Perhaps what we need is an opaque kakrc
together with opaque command definitions.
Suppose for a moment that, like bspwm
, we have an hypothetical kakc
client, used to communicate with the server (it can be a kak -p
with some additional features). Also like bspwm
, suppose Kakoune doesn’t read kakrc
, just executes it. In this scenario, kakrc
is opaque to Kakoune and so can be written in any language, say, Julia:
#!/usr/bin/env julia
# This is `kakrc` written in Julia
`kakc set-option global grepcmd ag`
`kakc set-option global aligntab true`
`kakc define-command a-new-command -params 2 mycommand`
If, then, the command a-new-command
is invoked like this: :a-new-command \d+ 17
, Kakoune does something along these lines:
export KAKOUNE_SESSION="the session number"
export KAKOUNE_CLIENT="the client from which the command was invoked"
mycommand '\d+' '17'
It allows us to write the custom command as an executable file called mycommand
written, say, in Lua:
#!/usr/bin/env lua
-- This is file `mycommand`
local param1, param2 = arg[1], arg[2]
local register = io.popen("kakc query register 1"):read()
local text = register:gsub(param1, param2)
os.execute("kakc add-highlighter window/mycommand dynregex " .. text .. " 0:default,+u")
There are many informations in the above examples.
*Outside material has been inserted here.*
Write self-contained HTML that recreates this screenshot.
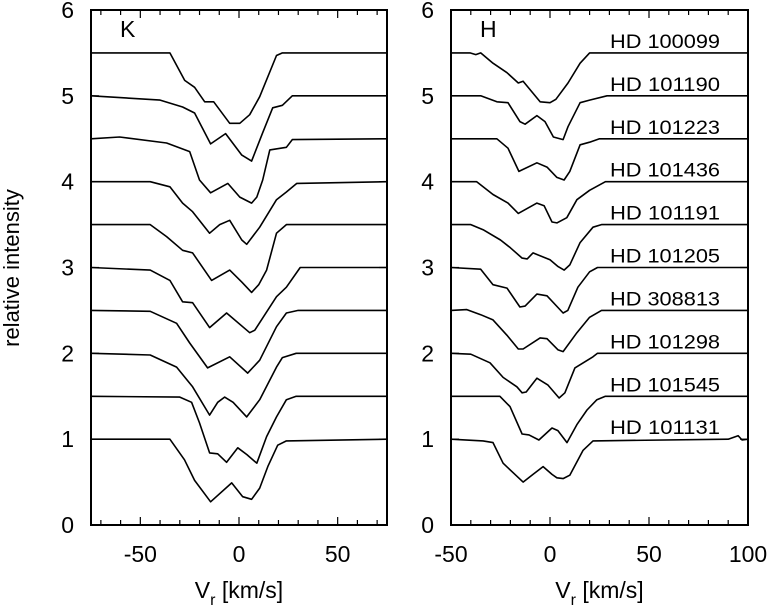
<!DOCTYPE html>
<html><head><meta charset="utf-8">
<style>
html,body{margin:0;padding:0;background:#fff;}
svg{display:block;font-family:"Liberation Sans",sans-serif;}
</style></head>
<body>
<svg id="chart" width="773" height="609" viewBox="0 0 773 609" xmlns="http://www.w3.org/2000/svg">
<text transform="translate(19,268) rotate(-90)" text-anchor="middle" font-size="22">relative intensity</text>
<g id="panelK"></g>
<g id="panelH"></g>
</svg>
<script>
// K-line profiles: velocities (km/s) and relative flux
const kV1=[-75,-35,-27.5,-22.5,-17.4,-12.8,-4.7,0.4,5.4,10.5,19,22,75];
const kF1=[5.5,5.5,5.18,5.10,4.93,4.93,4.68,4.68,4.78,4.99,5.47,5.5,5.5];
const kV2=[-75,-40,-28.6,-22.5,-14.4,-6.8,1.4,6.4,12,17.1,22,27,75];
const kF2=[5.0,4.95,4.87,4.80,4.44,4.56,4.31,4.24,4.57,4.86,4.89,5.0,5.0];
const kV3=[-75,-60.5,-36.7,-25,-20,-14.4,-5.7,0.4,6.4,9,12,15.6,24,27,75];
const kF3=[4.5,4.52,4.45,4.35,4.02,3.87,3.98,3.82,3.75,3.82,4.02,4.37,4.40,4.49,4.5];
const kV4=[-75,-45,-35,-28.6,-23.5,-14.9,-9.8,-4.7,1.4,3.9,10.5,19,24,29.3,75];
const kF4=[4.0,4.0,3.94,3.75,3.65,3.40,3.50,3.55,3.32,3.27,3.47,3.79,3.88,3.98,4.0];
const kV5=[-75,-45,-36.7,-28.6,-23.5,-13.9,-4.7,1.4,6.4,10,14,19,24,29,75];
const kF5=[3.5,3.5,3.36,3.20,3.17,2.85,2.97,2.83,2.71,2.80,2.97,3.40,3.50,3.5,3.5];
const kV6=[-75,-45,-35,-28.6,-23.5,-14.9,-6.3,5.4,8,19,24,31,75];
const kF6=[3.0,2.97,2.85,2.60,2.59,2.30,2.47,2.24,2.27,2.66,2.77,3.0,3.0];
const kV7=[-75,-45,-31.6,-25,-15.9,-4.7,4.4,10.5,19,24,30,75];
const kF7=[2.5,2.49,2.35,2.12,1.83,1.96,1.77,1.92,2.31,2.47,2.5,2.5];
const kV8=[-75,-45,-31.6,-23.5,-14.9,-10.8,-7.3,-3,3.9,10.5,19,22,29,75];
const kF8=[2.0,1.98,1.84,1.61,1.28,1.43,1.49,1.43,1.26,1.46,1.84,1.95,2.0,2.0];
const kV9=[-75,-30,-24,-20,-14.9,-10.8,-6.3,-0.6,4,9,14,19,24,29,75];
const kF9=[1.5,1.49,1.43,1.19,0.84,0.83,0.73,0.90,0.82,0.72,1.03,1.26,1.46,1.5,1.5];
const kV10=[-75,-35,-27.6,-22.5,-14.4,-3.7,1.9,6.4,10.5,14.6,19.6,24,75];
const kF10=[1.0,1.0,0.76,0.52,0.27,0.49,0.33,0.30,0.43,0.68,0.93,0.98,1.0];
// H-line profiles
const hV1=[-50,-40.4,-37.5,-35,-28.8,-21.7,-16,-13.6,-5,0,3,9.1,15.2,20,100];
const hF1=[5.5,5.5,5.48,5.5,5.38,5.27,5.15,5.17,4.93,4.92,4.96,5.15,5.38,5.5,5.5];
const hV2=[-50,-35,-26.8,-21.2,-15.2,-12.6,-6.6,-2.5,1.7,6.6,9.1,15.2,20,28.8,100];
const hF2=[5.0,5.0,4.93,4.92,4.70,4.67,4.77,4.70,4.52,4.49,4.64,4.92,4.95,5.0,5.0];
const hV3=[-50,-26.8,-21.2,-15.7,-6.6,-1.5,3.5,7.1,10,15.2,20,25,100];
const hF3=[4.5,4.50,4.39,4.12,4.22,4.17,4.05,4.02,4.12,4.43,4.46,4.5,4.5];
const hV4=[-50,-37,-28.8,-21.2,-16,-6.6,-3,1,3.5,8.5,13.6,20,28,100];
const hF4=[4.0,4.0,3.85,3.75,3.63,3.75,3.72,3.53,3.52,3.58,3.79,3.90,4.0,4.0];
const hV5=[-50,-40,-33.8,-25,-20,-14.1,-11.5,-8.6,0,4.1,7.1,10,15.2,21.7,26,100];
const hF5=[3.5,3.5,3.44,3.32,3.23,3.11,3.10,3.17,3.09,3.01,2.97,3.03,3.29,3.47,3.5,3.5];
const hV6=[-50,-35,-28.8,-21.7,-15.2,-12.6,-6.6,-1.5,6.6,9,14.1,20,24,100];
const hF6=[3.0,2.98,2.80,2.76,2.54,2.55,2.69,2.67,2.47,2.50,2.77,2.95,3.0,3.0];
const hV7=[-50,-42,-35,-28.8,-21.7,-16,-13.6,-5,-1.5,4.1,6.6,13.6,20,26,100];
const hF7=[2.5,2.51,2.45,2.39,2.21,2.05,2.05,2.18,2.17,2.04,2.02,2.24,2.42,2.5,2.5];
const hV8=[-50,-40,-30.3,-23.7,-16.7,-14.1,-12,-6.6,-1,4.6,7.5,12.6,21.7,24,100];
const hF8=[2.0,1.99,1.89,1.72,1.61,1.54,1.55,1.71,1.63,1.48,1.54,1.83,1.96,2.0,2.0];
const hV9=[-50,-25.3,-20.2,-14.1,-10.6,-5.6,1,4,8.6,13.6,18.7,23.7,28,100];
const hF9=[1.5,1.5,1.38,1.06,1.05,0.99,1.13,1.10,0.96,1.17,1.34,1.46,1.5,1.5];
const hV10=[-50,-33.8,-28.8,-23.7,-18.7,-13.6,-8.6,-3.5,1,3.5,6.6,10,16.7,21.7,90,95,97,100];
const hF10=[1.0,0.98,0.96,0.72,0.61,0.50,0.59,0.68,0.59,0.55,0.54,0.58,0.87,0.98,1.0,1.04,0.99,1.0];
const hLabels=["HD 100099","HD 101190","HD 101223","HD 101436","HD 101191","HD 101205","HD 308813","HD 101298","HD 101545","HD 101131"];
const hLevels=[5.5,5.0,4.5,4.0,3.5,3.0,2.5,2.0,1.5,1.0];
const yTicks=[0,1,2,3,4,5,6];
const kXTicks=[-50,0,50];
const hXTicks=[-50,0,50,100];

const kSeries=[[kV1,kF1],[kV2,kF2],[kV3,kF3],[kV4,kF4],[kV5,kF5],[kV6,kF6],[kV7,kF7],[kV8,kF8],[kV9,kF9],[kV10,kF10]];
const hSeries=[[hV1,hF1],[hV2,hF2],[hV3,hF3],[hV4,hF4],[hV5,hF5],[hV6,hF6],[hV7,hF7],[hV8,hF8],[hV9,hF9],[hV10,hF10]];
const NS="http://www.w3.org/2000/svg";
function mk(tag,attrs,parent){const e=document.createElementNS(NS,tag);for(const k in attrs)e.setAttribute(k,attrs[k]);parent.appendChild(e);return e;}
const Y0=525,Y1=10;
function yS(v){return Y0+(Y1-Y0)*v/6;}

function drawPanel(g,x0,x1,vmin,vmax,series,xticks,panelLetter,labelsOn){
  const xS=v=>x0+(x1-x0)*(v-vmin)/(vmax-vmin);
  const frame=mk('rect',{x:x0,y:Y1,width:x1-x0,height:Y0-Y1,fill:'none',stroke:'#000','stroke-width':2},g);
  
  
  for(let v=Math.ceil(vmin/10)*10;v<=vmax;v+=10){
    const major=(v%50===0);const L=major?8:5;
    const t1=mk('line',{x1:xS(v),x2:xS(v),y1:Y0,y2:Y0-L,stroke:'#000','stroke-width':1.2},g);
    
    
    const t2=mk('line',{x1:xS(v),x2:xS(v),y1:Y1,y2:Y1+L,stroke:'#000','stroke-width':1.2},g);
    
    
  }
  xticks.forEach(v=>{
    const t=mk('text',{x:xS(v),y:562,'text-anchor':'middle','font-size':23},g);
    t.textContent=String(v);
    
    
  });
  yTicks.forEach(v=>{
    const a=mk('line',{x1:x0,x2:x0+8,y1:yS(v),y2:yS(v),stroke:'#000','stroke-width':1.2},g);
    
    
    const b=mk('line',{x1:x1,x2:x1-8,y1:yS(v),y2:yS(v),stroke:'#000','stroke-width':1.2},g);
    
    
    const t=mk('text',{x:x0-17,y:yS(v)+8,'text-anchor':'end','font-size':23},g);
    t.textContent=String(v);
    
    
  });
  const title=mk('text',{x:(x0+x1)/2,y:598,'text-anchor':'middle','font-size':23},g);
  
  
  title.innerHTML='V<tspan font-size="16" dy="7">r</tspan><tspan dy="-7"> [km/s]</tspan>';
  const pl=mk('text',{x:x0+29,y:37,'font-size':23},g);
  pl.textContent=panelLetter;
  
  
  series.forEach((s,i)=>{
    const pts=s[0].map((v,j)=>xS(v).toFixed(1)+','+yS(s[1][j]).toFixed(1)).join(' ');
    const p=mk('polyline',{points:pts,fill:'none',stroke:'#000','stroke-width':1.6,'stroke-linejoin':'round'},g);
    
    
    if(labelsOn){
      const t=mk('text',{x:610,y:yS(hLevels[i])-5,'font-size':19,textLength:110,lengthAdjust:'spacingAndGlyphs'},g);
      t.textContent=hLabels[i];
      
      
    }
  });
}
drawPanel(document.getElementById('panelK'),91,387,-75,75,kSeries,kXTicks,'K',false);
drawPanel(document.getElementById('panelH'),451,748,-50,100,hSeries,hXTicks,'H',true);
</script>
</body></html>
Let’s start with the first one:
kakc
subcommands are named after the commands they invoke;- a custom command is nothing more than an external executable (in this example, called
mycommand
).
When the new command is invoked (see the second example):
- Kakoune executes the associated executable, setting some environment variables needed to identify the client and session from which the command was invoked;
- whatever parameters are passed to
:a-new-command
are then passed to the executable as command line arguments (likeluar
currently does).
In the mycommand
file:
- parameters can be accessed as command line arguments;
- Kakoune’s state is accessible via a new
kakc query
subcommand; - the plugin doesn’t need to manage session information; since everything is already set in environment variables,
kakc
itself can automatically read them, freeing plugin authors from handling them.
By doing so, both kakrc
and command definitions would be opaque to Kakoune and, as such, all code related to parsing .kak
files could be deleted from Kakoune, thus reducing the code base.
Is it enough? Or am I missing some complications? More importantly, is it feasible?